What is an incentive?
Incentives are the fees, commissions or non-monetary profits that an ESI pays or receives from third parties for providing services to its clients.
To protect investors, the MiFID Directive creates restrictions when paying or receiving incentives. Therefore, this Directive establishes that payment of incentives can only be made when:
- The cost of the service accurately reflects the quality of the service provided.
- the responsibility has successfully been carried out to act honestly, impartially and professionally in the interest of the client.
Equally, the incentive must not directly or indirectly benefit the company receiving the incentive nor benefit its shareholders or employees.

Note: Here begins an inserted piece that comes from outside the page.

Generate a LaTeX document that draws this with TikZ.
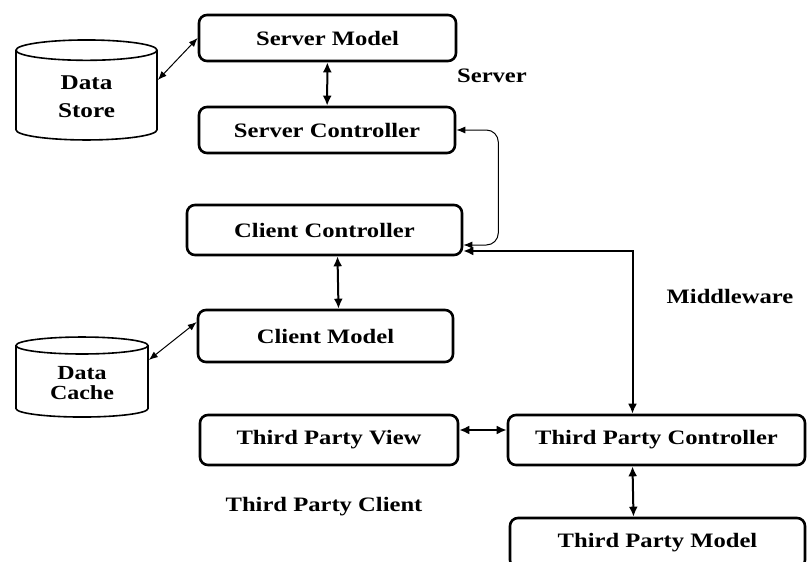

Especially in the scenario that the service is wrongly biased or distorted by the perception of the investment incentive.
When is an incentive considered to have raised the quality of service?
An incentive is considered to have raised the quality of service when it provides an additional service or a higher-level quality of service to the customer.
In addition to that explanation, we should highlight that an incentive also raises the quality of service when:
- The delivery of an additional service to the client, which is proportional to the incentive.
- There is no indirect or direct benefit to the ESIs, shareholders, employees or to the customer.
- The incentive is continuous and therefore provides a long-term profit for the customer.
What are the incentive responsibilities of the ESIs?
The ESIs must have the evidence that proves the incentive raises the quality of service. Therefore, as evidence, the companies must produce and keep an internal list of all the incentives (both paid and received) which relate to the service provided. Additionally, they must record the specific way in which the incentives improve the quality of the service.
Similarly, the ESIs will inform the client of the predicted payments and profits before the provision of the service. If the ESIs cannot determine the ex-ante payment or profit before the provision, they will have to provide ex-post information. The information should be provided at least once a year, on a case-by-case basis.
Incentives and Independent Investment Advice
ESIs that provide independent advice will return to the clients the incentives paid from third parties which relate to the services. All incentives received by third parties relating to independent advice will be transferred to the client in full.
ESIs will inform clients of the incentives that have been transferred to them in the periodic information statements sent.
However, in terms of independent advice, there are certain profits which will not be considered as incentives as such, instead, they are defined as “small non-financial profits”, which we specify below:
- General financial information on a financial instrument or investment service.
- Personalised information from a financial instrument or investment service if it reflects the circumstances of a client.
- Third party instruments, created to promote new investments. The issuer hires a company to prepare such materials on an ongoing basis, which reflects the relationship. The materials must be made available to the desired ESIs at the same time.
- Attendance to conferences or training activities about the characteristics of a financial instrument or service.
- Cost expenses for representation of a “derisory” value, such as expenses or training activity.
In any case, the small non-financial profits should always be realistic, with no potential harm or impact on the behaviour of the ESIs nor the client.
The disclosure of the small non-financial profits shall also be required before the provision of services. However, they can be described in the generic form of client information.
Conclusion
The MiFID Directive generally prohibits incentives related to the provision of services to a client. Regardless, the directive allows this practice in certain cases. The most common exception is the incentive closely linked to the quality of the service provided to the client. In the case of independent advice services, any incentive received must be returned in full to the client. ESIs must always inform clients of the incentives paid and received at all times. Additionally, information is to be provided, in general, before the service is provided.